Soares wurde am 7. Dezember 1924 als Sohn eines sozial und politisch engagierten katholischen Priesters geboren. Seinen Kampf gegen die Diktatur von António Salazar nahm er schon 1942 als 18 Jahre alter Student auf. Als Anwalt verteidigte er später Regimegegner vor Gericht. Unzählige Male wurde er selber ins Gefängnis geworfen. Seine Frau Maria, die 2015 mit 90 starb, hatte er 1949 in Aljube hinter Gittern geheiratet. 1968 wurde der „Störenfried“ vom Regime auf die afrikanische Insel São Tomé – damals noch eine Kolonie Portugals – verbannt, 1970 ging Soares dann ins Exil nach Paris.

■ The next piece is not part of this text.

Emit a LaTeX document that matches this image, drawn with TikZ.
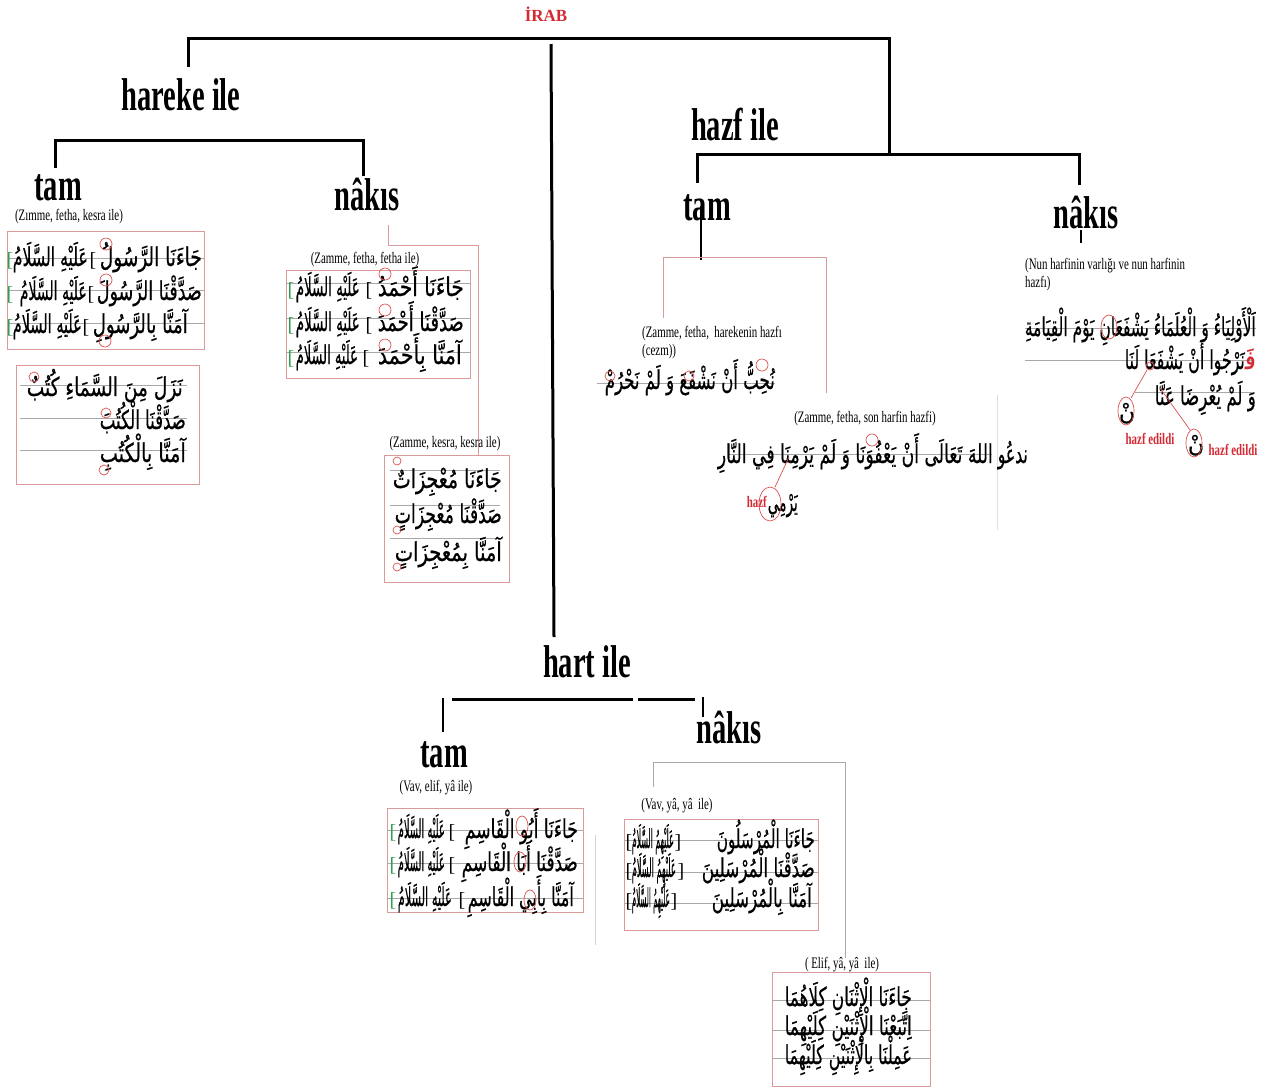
\documentclass[tikz,border=0pt]{standalone}
\usepackage{fontspec}
\usepackage{graphicx}
\TeXXeTstate=1
\setmainfont{Liberation Serif}
\newfontfamily\arabicfont[Script=Arabic, FakeBold=0.6]{DejaVu Sans}
\newfontfamily\condf[FakeStretch=0.68]{Liberation Serif}
\newfontfamily\headf[FakeStretch=0.62]{Liberation Serif}
\definecolor{boxred}{HTML}{DB9A9A}
\definecolor{rulegray}{HTML}{A8A8A8}
\definecolor{brgreen}{HTML}{2E9E4F}
\definecolor{redtxt}{HTML}{D42A34}
\definecolor{circred}{HTML}{D9534F}
\newcommand\arw[2]{\resizebox{#1pt}{\height}{\arabicfont\fontsize{26}{30}\selectfont #2}}
\tikzset{
 tree/.style={line width=3pt, black},
 thinbar/.style={line width=1.8pt, black},
 head/.style={font=\headf\bfseries\fontsize{46}{50}\selectfont, inner sep=0, anchor=base},
 lab/.style={font=\condf\fontsize{16}{18}\selectfont, inner sep=0, anchor=base},
 labl/.style={lab, anchor=base west},
 box/.style={draw=boxred, line width=0.9pt},
 conn/.style={draw=boxred, line width=0.9pt},
 rule/.style={draw=rulegray, line width=0.8pt},
 arn/.style={inner sep=0, anchor=base east},
 brk/.style={inner sep=0, anchor=base, font=\fontsize{20}{22}\selectfont},
 gbrk/.style={brk, text=brgreen},
 circ/.style={draw=circred, line width=0.7pt},
 redlab/.style={font=\condf\bfseries\fontsize{16}{18}\selectfont, text=redtxt, inner sep=0, anchor=base},
}
\begin{document}
\begin{tikzpicture}[x=1pt,y=-1pt]
\useasboundingbox (0,0) rectangle (1269,1088);
\fill[white] (0,0) rectangle (1269,1088);

% ---------- title and tree ----------
\node[font=\bfseries\fontsize{17}{19}\selectfont, text=redtxt, inner sep=0, anchor=base] (irab) at (546,21) {İRAB};
\coordinate (jTL) at (188,38); \coordinate (jTR) at (889,38);
\draw[tree] (188,67) -- (jTL) -- (jTR) -- (889,155);
\draw[tree] (551,44) -- (554,637);

\node[head] (hareke) at (181,110) {hareke ile};
\draw[tree] (55,168) -- (55,140) -- (363,140) -- (363,176);
\node[head] (tamA) at (58,200) {tam};
\node[head] (nakA) at (367,210) {nâkıs};

\node[head] (hazf) at (735,140) {hazf ile};
\draw[tree] (697,183) -- (697,154) -- (1079,154) -- (1079,185);
\node[head] (tamB) at (707,220) {tam};
\draw[line width=2.4pt] (701,206) -- (701,260);
\node[head] (nakB) at (1086,228) {nâkıs};
\draw[line width=1.4pt] (1081,230) -- (1081,243);

\node[head] (hart) at (587,677) {hart ile};
\draw[tree] (452,699) -- (633,699);
\draw[tree] (638,699) -- (695,699);
\draw[thinbar] (443,698) -- (443,732);
\draw[thinbar] (703,697) -- (703,717);
\node[head] (tamC) at (444,767) {tam};
\node[head] (nakC) at (729,743) {nâkıs};

% ---------- connectors to boxes ----------
\draw[conn] (388,225) -- (388,245) -- (478,245) -- (478,455);
\draw[conn] (663,318) -- (663,257) -- (826,257) -- (826,393);
\draw[rule] (653,787) -- (653,762) -- (845,762) -- (845,958);
\draw[gray!25, line width=0.6pt] (997,395) -- (997,530);
\draw[gray!35, line width=0.6pt] (595,835) -- (595,945);

% ---------- labels ----------
\node[lab] (lA) at (69,220) {(Zımme, fetha, kesra ile)};
\node[lab] (lC) at (365,263) {(Zamme, fetha, fetha ile)};
\node[lab] (lD) at (445,447) {(Zamme, kesra, kesra ile)};
\node[labl] (lH1) at (642,337) {(Zamme, fetha,\ \ harekenin hazfı};
\node[labl] (lH2) at (642,355) {(cezm))};
\node[lab] (lH3) at (865,422) {(Zamme, fetha, son harfin hazfi)};
\node[labl] (lN1) at (1025,269) {(Nun harfinin varlığı ve nun harfinin};
\node[labl] (lN2) at (1025,287) {hazfı)};
\node[lab] (lE) at (436,791) {(Vav, elif, yâ ile)};
\node[lab] (lF) at (677,809) {(Vav, yâ, yâ\ \ ile)};
\node[lab] (lG) at (842,968) {(\,Elif, yâ, yâ\ \ ile)};

% ---------- boxes ----------
\draw[box] (7,231) rectangle (204,349);
\draw[box] (16,365) rectangle (199,484);
\draw[box] (286,270) rectangle (470,378);
\draw[box] (384,455) rectangle (509,582);
\draw[box] (387,808) rectangle (583,912);
\draw[box] (624,819) rectangle (818,930);
\draw[box] (772,972) rectangle (930,1086);

% ---------- rules ----------
\foreach \y in {258,290,323} \draw[rule] (7,\y) -- (204,\y);
\foreach \y in {385,418,450} \draw[rule] (20,\y) -- (187,\y);
\foreach \y in {283,318,352} \draw[rule] (286,\y) -- (470,\y);
\foreach \y in {470,505,538} \draw[rule] (390,\y) -- (500,\y);
\draw[rule] (597,383) -- (775,383);
\draw[rule] (728,454) -- (992,454);
\draw[rule] (1025,328) -- (1256,328);
\draw[rule] (1025,360) -- (1252,360);
\draw[rule] (1135,392) -- (1252,392);
\foreach \y in {830,863,898} \draw[rule] (387,\y) -- (583,\y);
\foreach \y in {840,872,903} \draw[rule] (624,\y) -- (818,\y);
\foreach \y in {1000,1030,1058} \draw[rule] (772,\y) -- (930,\y);

% ---------- box A ----------
\node[arn] (a1m) at (202,266) {\arw{102}{\beginR جَاءَنَا الرَّسُولُ\endR}};
\node[brk] (a1b) at (93,266) {[};
\node[arn] (a1s) at (88,266) {\arw{75}{\beginR عَلَيْهِ السَّلَامُ\endR}};
\node[gbrk] (a1g) at (10,266) {[};
\node[arn] (a2m) at (202,300) {\arw{105}{\beginR صَدَّقْنَا الرَّسُولَ\endR}};
\node[brk] (a2b) at (91,300) {[};
\node[arn] (a2s) at (87,300) {\arw{67}{\beginR عَلَيْهِ السَّلَامُ\endR}};
\node[gbrk] (a2g) at (10,300) {[};
\node[arn] (a3m) at (188,333) {\arw{95}{\beginR آمَنَّا بِالرَّسُولِ\endR}};
\node[brk] (a3b) at (86,333) {[};
\node[arn] (a3s) at (82,333) {\arw{69}{\beginR عَلَيْهِ السَّلَامُ\endR}};
\node[gbrk] (a3g) at (10,333) {[};
\draw[circ] (106,244) circle (6pt);
\draw[circ] (106,280) circle (6pt);
\draw[circ] (105,341) circle (6pt);

% ---------- box B ----------
\node[arn] (b1) at (183,396) {\arw{156}{\beginR نَزَلَ مِنَ السَّمَاءِ كُتُبٌ\endR}};
\node[arn] (b2) at (186,429) {\arw{86}{\beginR صَدَّقْنَا الْكُتُبَ\endR}};
\node[arn] (b3) at (186,462) {\arw{86}{\beginR آمَنَّا بِالْكُتُبِ\endR}};
\draw[circ] (34,377) circle (5pt);
\draw[circ] (106,413) circle (5pt);
\draw[circ] (104,470) circle (5pt);

% ---------- box C ----------
\node[arn] (c1m) at (464,296) {\arw{86}{\beginR جَاءَنَا أَحْمَدُ\endR}};
\node[brk] (c1b) at (369,296) {[};
\node[arn] (c1s) at (360,296) {\arw{64}{\beginR عَلَيْهِ السَّلَامُ\endR}};
\node[gbrk] (c1g) at (291,296) {[};
\node[arn] (c2m) at (464,331) {\arw{86}{\beginR صَدَّقْنَا أَحْمَدَ\endR}};
\node[brk] (c2b) at (369,331) {[};
\node[arn] (c2s) at (360,331) {\arw{64}{\beginR عَلَيْهِ السَّلَامُ\endR}};
\node[gbrk] (c2g) at (291,331) {[};
\node[arn] (c3m) at (462,364) {\arw{84}{\beginR آمَنَّا بِأَحْمَدَ\endR}};
\node[brk] (c3b) at (366,364) {[};
\node[arn] (c3s) at (358,364) {\arw{62}{\beginR عَلَيْهِ السَّلَامُ\endR}};
\node[gbrk] (c3g) at (291,364) {[};
\draw[circ] (385,274) circle (6pt);
\draw[circ] (385,310) circle (6pt);
\draw[circ] (385,345) circle (6pt);

% ---------- box D ----------
\node[arn] (d1) at (502,488) {\arw{109}{\beginR جَاءَنَا مُعْجِزَاتٌ\endR}};
\node[arn] (d2) at (502,523) {\arw{107}{\beginR صَدَّقْنَا مُعْجِزَاتٍ\endR}};
\node[arn] (d3) at (502,561) {\arw{107}{\beginR آمَنَّا بِمُعْجِزَاتٍ\endR}};
\draw[circ] (397,461) circle (4pt);
\draw[circ] (397,530) circle (4pt);
\draw[circ] (397,567) circle (4pt);

% ---------- hazf ile / tam ----------
\node[arn] (h1) at (775,389) {\arw{170}{\beginR نُحِبُّ أَنْ نَشْفَعَ وَ لَمْ نَحْرُمْ\endR}};
\draw[circ] (610,376) circle (5pt);
\draw[circ] (689,376) circle (5pt);
\draw[circ] (762,365) circle (6pt);
\node[arn] (h2) at (993,463) {\arw{275}{\beginR اللهَ تَعَالَى أَنْ يَعْفُوَنَا وَ لَمْ يَرْمِنَا فِي النَّارِ\endR}};
\node[arn] (h2a) at (1028,463) {\arw{30}{ندعُو}};
\draw[circ] (872,440) circle (6pt);
\node[arn] (h3) at (798,511) {\arw{30}{يَرْمِي}};
\node[redlab, anchor=base east] (hz) at (767,507) {hazf};
\draw[circ] (770,504) ellipse (11pt and 17pt);
\draw[circ] (775,487) -- (789,457);

% ---------- hazf ile / nakis ----------
\node[arn] (n1) at (1256,336) {\arw{231}{\beginR اَلْأَوْلِيَاءُ وَ الْعُلَمَاءُ يَشْفَعَانِ يَوْمَ الْقِيَامَةِ\endR}};
\node[arn, text=redtxt] (n2f) at (1256,369) {\arw{11}{فَ‍}};
\node[arn] (n2) at (1245,369) {\arw{120}{\beginR نَرْجُوا أَنْ يَشْفَعَا لَنَا\endR}};
\node[arn] (n3) at (1256,405) {\arw{101}{\beginR وَ لَمْ يُعْرِضَا عَنَّا\endR}};
\node[inner sep=0, anchor=base, font=\arabicfont\fontsize{22}{26}\selectfont] (nun1) at (1127,420) {نْ};
\node[inner sep=0, anchor=base, font=\arabicfont\fontsize{22}{26}\selectfont] (nun2) at (1196,452) {نْ};
\draw[circ] (1109,327) ellipse (8pt and 12pt);
\draw[circ] (1126,411) ellipse (8pt and 14pt);
\draw[circ] (1194,443) ellipse (8pt and 14pt);
\draw[circ] (1150,366) circle (4pt);
\draw[circ] (1147,370) -- (1131,398);
\draw[circ] (1160,388) -- (1190,430);
\node[redlab] (he1) at (1150,444) {hazf edildi};
\node[redlab] (he2) at (1233,455) {hazf edildi};

% ---------- box E ----------
\node[arn] (e1m) at (578,838) {\arw{113}{\beginR جَاءَنَا أَبُو الْقَاسِمِ\endR}};
\node[brk] (e1b) at (452,838) {[};
\node[arn] (e1s) at (445,838) {\arw{47}{\beginR عَلَيْهِ السَّلَامُ\endR}};
\node[gbrk] (e1g) at (393,838) {[};
\node[arn] (e2m) at (578,871) {\arw{116}{\beginR صَدَّقْنَا أَبَا الْقَاسِمِ\endR}};
\node[brk] (e2b) at (452,871) {[};
\node[arn] (e2s) at (445,871) {\arw{47}{\beginR عَلَيْهِ السَّلَامُ\endR}};
\node[gbrk] (e2g) at (393,871) {[};
\node[arn] (e3m) at (574,906) {\arw{106}{\beginR آمَنَّا بِأَبِي الْقَاسِمِ\endR}};
\node[brk] (e3b) at (462,906) {[};
\node[arn] (e3s) at (452,906) {\arw{54}{\beginR عَلَيْهِ السَّلَامُ\endR}};
\node[gbrk] (e3g) at (393,906) {[};
\draw[circ] (522,826) ellipse (6pt and 10pt);
\draw[circ] (520,862) ellipse (6pt and 10pt);
\draw[circ] (530,900) ellipse (6pt and 10pt);

% ---------- box F ----------
\node[arn] (f1m) at (815,848) {\arw{98}{\beginR جَاءَنَا الْمُرْسَلُونَ\endR}};
\node[brk] (f1r) at (678,848) {]};
\node[arn] (f1s) at (674,848) {\arw{42}{\beginR عَلَيْهِمُ السَّلَامُ\endR}};
\node[brk] (f1l) at (629,848) {[};
\node[arn] (f2m) at (815,877) {\arw{113}{\beginR صَدَّقْنَا الْمُرْسَلِينَ\endR}};
\node[brk] (f2r) at (681,877) {]};
\node[arn] (f2s) at (676,877) {\arw{44}{\beginR عَلَيْهِمُ السَّلَامُ\endR}};
\node[brk] (f2l) at (629,877) {[};
\node[arn] (f3m) at (812,907) {\arw{100}{\beginR آمَنَّا بِالْمُرْسَلِينَ\endR}};
\node[brk] (f3r) at (674,907) {]};
\node[arn] (f3s) at (670,907) {\arw{38}{\beginR عَلَيْهِمُ السَّلَامُ\endR}};
\node[brk] (f3l) at (629,907) {[};

% ---------- box G ----------
\node[arn] (g1) at (912,1006) {\arw{127}{\beginR جَاءَنَا الْإِثْنَانِ كِلَاهُمَا\endR}};
\node[arn] (g2) at (912,1035) {\arw{127}{\beginR اِتَّبَعْنَا الْإِثْنَيْنِ كِلَيْهِمَا\endR}};
\node[arn] (g3) at (912,1064) {\arw{127}{\beginR عَمِلْنَا بِالْإِثْنَيْنِ كِلَيْهِمَا\endR}};
\end{tikzpicture}
\end{document}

„Störenfried“ wurde vom Regime auf die afrikanische Insel São Tomé verbannt

In der französischen Hauptstadt lernte er neben verschiedenen linksgerichteten Politikern wie dem Schweden Olof Palme oder dem Österreicher Bruno Kreisky auch Willy Brandt kennen. „Eine außergewöhnliche politische Lehrzeit“, erinnerte sich Soares Jahre später. In der Heimvolksschule Bad Münstereifel der Friedrich-Ebert-Stiftung gründete der Portugiese am 19. April 1973 mit mehreren Mitstreitern die Sozialistische Partei Portugals (PS).

Als dann ein Jahr später die älteste Diktatur Westeuropas von einem nahezu unblutigen Militärputsch („Nelkenrevolution“) hinweggefegt wurde und jubelnde Menschen am 25. April 1974 den linksgerichteten Soldaten der Revolution Nelken in die Gewehrläufe steckten, verfolgte der gute Freund von Brandt und Günter Grass die Ereignisse in Bonn im Fernsehen und Radio – bevor er sich kurzerhand gen Heimat aufmachte. Drei Tage später traf er mit dem Nachtzug in Lissabon ein.

Soares‘ Rückkehr in die Heimat war ein Glücksfall für Portugal: Als nämlich Strömungen von links und rechts in den Monaten nach der Revolution die frischgewonnenen Freiheiten bedrohten, sorgte Soares unter anderem mit großen Demonstrationen auf der Avenida da Liberdade („Avenue der Freiheit“) in Lissabon, aber auch mit viel Verhandlungsgeschick dafür, dass der Einfluss der Radikalen bei den Militärs immer geringer wurde. „Er war der Mann, der nie aufgegeben hat“, schrieb „Público“ am Sonntag rückblickend und anerkennend.

Nach der turbulenten Zeit des Übergangs, bei dem er unter anderem als Außenminister und Regierungschef tätig war, wurde der überzeugte Europäer 1986 als erster portugiesischer Zivilist zum Staatsoberhaupt gewählt. Während seiner zehnjährigen Amtszeit als Staatschef fand er Zeit, 1991 die Mario-Soares-Stiftung zu gründen, die vor allem Wissenschaftler finanziell unterstützt.

Von der Politik konnte sich der Ehrenpräsident der Sozialistischen Internationale auch an seinem langen Lebensabend – sei es als Amtsträger oder als Kommentator – nicht trennen. Nachdem er sich zunächst 1999 als Abgeordneter ins Europa-Parlament hatte wählen lassen und 2006 mit einer erneuten Präsidentschaftskandidatur gescheitert war, veröffentlichte der Vater zweier Kinder und mehrfache Großvater 2011 eine „politische Autobiographie“.

Er schrieb außerdem bis zuletzt scharfzüngige Kolumnen für die Zeitung „Diário de Notícias“ und für die Wochenzeitschrift „Visão“. Dabei stellte er vor allem die Sparpolitik in Lissabon und Brüssel, die zunehmende soziale Ungleichheit in Portugal und Europa und die Vernachlässigung von Flüchtlingen durch die reicheren Länder scharf an den Pranger. „Die Welt sieht leider immer schlechter aus“, klagte Soares erst im vergangenen Jahr.